Chapter 4: Strategy & Staying Power (mid-2022 to today)


When mortgage rates jumped, demand cooled, and days-on-market rose. The job evolved again.

For buyers: It’s now a strategy conversation as much as a home search. Clients want to think long-term: where might rates go, will more homes hit the market, and is their wish list realistic in the next 6–12 months? Stan aims to be an advisor—arming buyers with context so they can act decisively when the right place appears.


For sellers: Marketing muscle matters again. He’s amped up visibility—yes, including open houses—and monitors momentum. If a listing sits, the question isn’t only “cut the price?” It’s: do we need patience, a message shift, or a measured adjustment? He researches neighborhood activity, studies timing dynamics (sometimes the right buyer simply hasn’t come online yet), and recalibrates without panicking.



The Work You Don’t See (but benefits you)


One of the most revealing parts of the episode is the granular “day in the life” detail that rarely makes it into market talk:

  • Open houses aren’t two hours on Sunday. There’s sign-running (sometimes into rock-hard red clay), balloon-wrangling, printed materials, Friday-night compliance windows, and retrieval after. Done right, it’s a 9–10 hour project that builds buzz and awareness—even when the buyer comes a week later.
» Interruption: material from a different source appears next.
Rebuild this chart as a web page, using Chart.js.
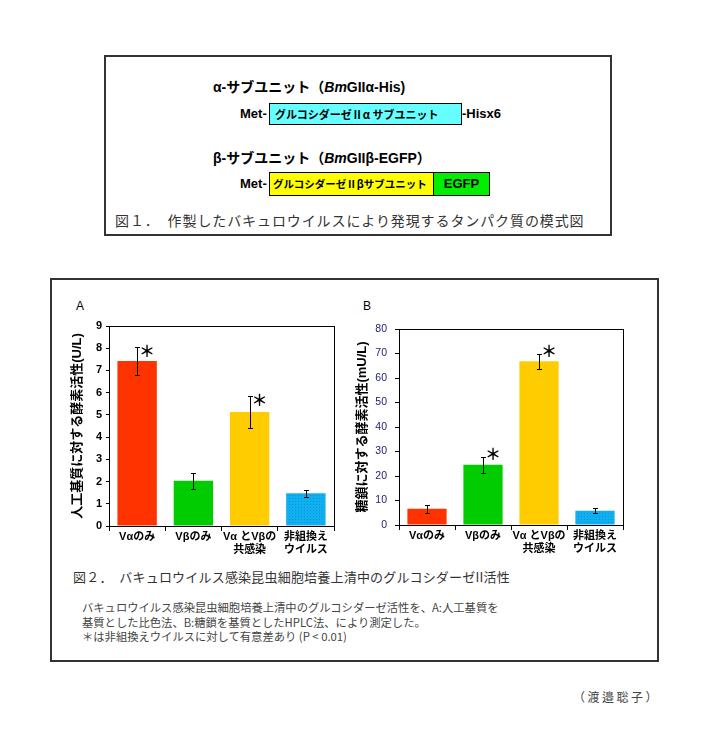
<!DOCTYPE html>
<html>
<head>
<meta charset="utf-8">
<script src="https://cdn.jsdelivr.net/npm/chart.js@4"></script>
<style>
  body { margin: 0; width: 705px; height: 734px; background: #fff; position: relative; overflow: hidden;
         font-family: "Liberation Sans", Arial, "Noto Sans CJK JP", sans-serif; color: #000; }
  .abs { position: absolute; white-space: nowrap; }
  .frame { position: absolute; border: 2px solid #333; box-sizing: border-box; }
  .bold { font-weight: bold; }
  .seg { position: absolute; box-sizing: border-box; border: 1px solid #000; font-weight: bold; font-size: 11px;
         padding-left: 5px; font-family: "Noto Sans CJK JP", sans-serif; }
  .cap { font-family: "Noto Sans CJK JP", sans-serif; color: #333; }
  canvas { position: absolute; }
</style>
</head>
<body>

<!-- figure 1 : construct diagram -->
<div class="frame" style="left:104px;top:55px;width:508px;height:181px;"></div>
<div class="abs bold" style="left:213px;top:78px;font-size:14px;line-height:18px;">α-サブユニット（<i>Bm</i>GIIα-His)</div>
<div class="abs bold" style="left:240px;top:106px;font-size:13px;line-height:16px;">Met-</div>
<div class="seg" style="left:269px;top:103px;width:193px;height:22px;line-height:20px;background:#66ffff;">グルコシダーゼⅡα サブユニット</div>
<div class="abs bold" style="left:462px;top:106px;font-size:13px;line-height:16px;">-Hisx6</div>

<div class="abs bold" style="left:213px;top:149px;font-size:14px;line-height:18px;">β-サブユニット（<i>Bm</i>GIIβ-EGFP）</div>
<div class="abs bold" style="left:240px;top:176px;font-size:13px;line-height:16px;">Met-</div>
<div class="seg" style="left:269px;top:172px;width:165px;height:24px;line-height:22px;background:#ffff00;font-size:10.5px;padding-left:3px;">グルコシダーゼⅡβサブユニット</div>
<div class="seg" style="left:433px;top:172px;width:57px;height:24px;line-height:22px;background:#00ee00;font-size:13px;padding-left:0;text-align:center;font-family:'Liberation Sans',Arial,sans-serif;">EGFP</div>
<div class="abs cap" style="left:115px;top:211px;font-size:14px;line-height:18px;letter-spacing:0.9px;">図１．　作製したバキュロウイルスにより発現するタンパク質の模式図</div>

<!-- figure 2 : activity charts -->
<div class="frame" style="left:50px;top:278px;width:609px;height:384px;"></div>
<div class="abs" style="left:76px;top:298px;font-size:12px;line-height:16px;">A</div>
<div class="abs" style="left:363px;top:298px;font-size:12px;line-height:16px;">B</div>
<canvas id="chartA" width="290" height="250" style="left:55px;top:312px;"></canvas>
<canvas id="chartB" width="290" height="250" style="left:350px;top:312px;"></canvas>
<div class="abs cap" style="left:73px;top:568px;font-size:13px;line-height:18px;letter-spacing:0.2px;">図２．　バキュロウイルス感染昆虫細胞培養上清中のグルコシダーゼII活性</div>
<div class="abs cap" style="left:82px;top:600px;font-size:11.3px;line-height:14.5px;color:#444;">
  バキュロウイルス感染昆虫細胞培養上清中のグルコシダーゼ活性を、A:人工基質を<br>
  基質とした比色法、B:糖鎖を基質としたHPLC法、により測定した。<br>
  ＊は非組換えウイルスに対して有意差あり (P &lt; 0.01)
</div>
<div class="abs cap" style="left:573px;top:689px;font-size:12px;line-height:16px;letter-spacing:2.5px;color:#444;">（渡邉聡子）</div>

<script>
// Chart data
const categories = ['Vαのみ', 'Vβのみ', ['Vα とVβの', '共感染'], ['非組換え', 'ウイルス']];

// A: artificial substrate (U/L)
const activityA = [7.43, 2.04, 5.13, 1.47];
const errorA = [0.63, 0.36, 0.70, 0.15];
const starA = [true, false, true, false];

// B: sugar chain substrate (mU/L)
const activityB = [6.6, 24.6, 66.8, 5.8];
const errorB = [1.5, 3.2, 3.2, 1.1];
const starB = [false, true, true, false];

const barColors = ['#ff3300', '#00cc00', '#ffcc00'];
const FONT = '"Liberation Sans", Arial, "Noto Sans CJK JP", sans-serif';

// dotted fill for the control bar
function dotPattern() {
  const c = document.createElement('canvas');
  c.width = 3; c.height = 3;
  const g = c.getContext('2d');
  g.fillStyle = '#10b0f0';
  g.fillRect(0, 0, 3, 3);
  g.fillStyle = '#0a95d8';
  g.fillRect(0, 0, 1, 1);
  return g.createPattern(c, 'repeat');
}

// error bars, significance stars and the plot frame
const errorBarPlugin = {
  id: 'errorBars',
  afterDatasetsDraw(chart, args, opts) {
    const ctx = chart.ctx;
    const yScale = chart.scales.y;
    const bars = chart.getDatasetMeta(0).data;
    ctx.save();
    ctx.strokeStyle = '#000';
    ctx.lineWidth = 1;
    bars.forEach((bar, i) => {
      const v = opts.values[i], e = opts.errors[i];
      const x = Math.round(bar.x) + 0.5;
      const top = Math.round(yScale.getPixelForValue(v + e)) + 0.5;
      const bot = Math.round(yScale.getPixelForValue(v - e)) + 0.5;
      ctx.beginPath();
      ctx.moveTo(x, top); ctx.lineTo(x, bot);
      ctx.moveTo(x - 2.5, top); ctx.lineTo(x + 2.5, top);
      ctx.moveTo(x - 2.5, bot); ctx.lineTo(x + 2.5, bot);
      ctx.stroke();
      if (opts.stars[i]) {
        ctx.fillStyle = '#000';
        ctx.font = 'bold 16px "Noto Sans CJK JP", sans-serif';
        ctx.textAlign = 'center';
        ctx.textBaseline = 'middle';
        ctx.fillText('＊', bar.x + 10, top + opts.starDy);
      }
    });
    const a = chart.chartArea;
    ctx.strokeRect(Math.round(a.left) + 0.5, Math.round(a.top) + 0.5,
                   Math.round(a.right - a.left), Math.round(a.bottom - a.top));
    ctx.restore();
  }
};

function makeChart(id, cfg) {
  return new Chart(document.getElementById(id), {
    type: 'bar',
    data: {
      labels: categories,
      datasets: [{
        data: cfg.values,
        backgroundColor: barColors.concat([dotPattern()]),
        borderWidth: 0,
        barPercentage: 0.7,
        categoryPercentage: 1
      }]
    },
    options: {
      responsive: false,
      animation: false,
      devicePixelRatio: 1,
      layout: { padding: { top: cfg.padTop, right: cfg.padRight, left: 0, bottom: 0 } },
      plugins: {
        legend: { display: false },
        tooltip: { enabled: false },
        errorBars: { values: cfg.values, errors: cfg.errors, stars: cfg.stars, starDy: cfg.starDy }
      },
      scales: {
        x: {
          grid: { offset: true, drawOnChartArea: false, tickLength: 5, color: '#000' },
          border: { color: '#000', width: 1 },
          ticks: { color: '#000', padding: 0, maxRotation: 0, autoSkip: false,
                   font: { family: FONT, size: 11, weight: 'bold', lineHeight: 1.15 } },
          afterFit(scale) { scale.height = cfg.xHeight; }
        },
        y: {
          min: 0,
          max: cfg.max,
          grid: { drawOnChartArea: false, tickLength: cfg.tickLen, color: '#000' },
          border: { color: '#000', width: 1 },
          ticks: { stepSize: cfg.step, color: cfg.tickColor, padding: cfg.tickPad, autoSkip: false,
                   font: { family: FONT, size: cfg.tickSize, weight: cfg.tickWeight } },
          title: {
            display: true,
            text: cfg.title,
            color: '#000',
            padding: { top: cfg.titlePad, bottom: 0 },
            font: { family: FONT, size: 13, weight: 'bold', lineHeight: 1.2 }
          },
          afterFit(scale) { scale.width = cfg.yWidth; }
        }
      }
    },
    plugins: [errorBarPlugin]
  });
}

makeChart('chartA', {
  values: activityA, errors: errorA, stars: starA, starDy: 3,
  max: 9, step: 1, title: '人工基質に対する酵素活性(U/L)',
  padTop: 14, padRight: 11, yWidth: 54, xHeight: 36, titlePad: 15,
  tickLen: 3, tickPad: 4, tickColor: '#000', tickSize: 11, tickWeight: 'bold'
});

makeChart('chartB', {
  values: activityB, errors: errorB, stars: starB, starDy: -4,
  max: 80, step: 10, title: '糖鎖に対する酵素活性(mU/L)',
  padTop: 17, padRight: 17, yWidth: 49, xHeight: 37, titlePad: 5,
  tickLen: 4, tickPad: 8, tickColor: '#1c1c6b', tickSize: 10.5, tickWeight: 'normal'
});
</script>
</body>
</html>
  • Showings aren’t just unlock-and-look. Before stepping foot in a house, he checks flood maps, activity, pricing logic, and existing offers so clients don’t waste time.

  • Clients are shielded from the noise. He filters communications with attorneys, lenders, and other agents. Unless a client truly needs to carry the detail, he carries it—especially for movers and investors who have enough on their plates.


All of which is to say: the most valuable work often happens offstage.



What Hasn’t Changed: Service and Adaptability


Across the timeline—deal-finding, builder-vetting, frenzy-negotiating, and today’s strategy-first mindset—two threads run through:

  1. Client advocacy: Whether pushing back on repair requests or structuring an offer to win, the mission is the same: protect the client’s interests.

  2. Adaptability: Every year drifts from the last. He expects his role to keep evolving, and he’s wired to enjoy that challenge.



Practical Takeaways for Buyers & Sellers Right Now


  • Buyers: Expect more conversation about timing and feasibility. Yes, there’s still competition for good homes, but it’s less “drop everything this minute” and more “be ready, then pounce.” If you’re eyeing new construction or a cosmetic fixer, there are distinct paths for each—know which lane fits your timeline and tolerance.

  • Sellers: Launch matters again. Prep, presentation, pricing, and patience are a real mix. An open house can help visibility; thoughtful adjustments beat knee-jerk price cuts. The goal is targeted momentum, not noise.



Watch Or Listen To The Selling Greenville Podcast


Subscribe to the Selling Greenville podcast for real-time insights, bold perspectives, and unfiltered takes on the Upstate housing scene. Whether you’re buying, selling, or simply watching the market unfold, this is where Greenville goes to stay informed.





Bottom Line


The episode answers the exact question of how Stan’s job as a realtor changed over the years—and the lesson is clear: the role keeps reshaping to match the market. In 2016, the edge was deal-sourcing and steady negotiation. By 2021, it was instant availability and razor-sharp offers. Today, it’s strategic advising for buyers and thoughtful marketing plus measured recalibration for sellers. Through it all, the work that wins doesn’t always show—because the best part of good representation is the part you don’t have to handle.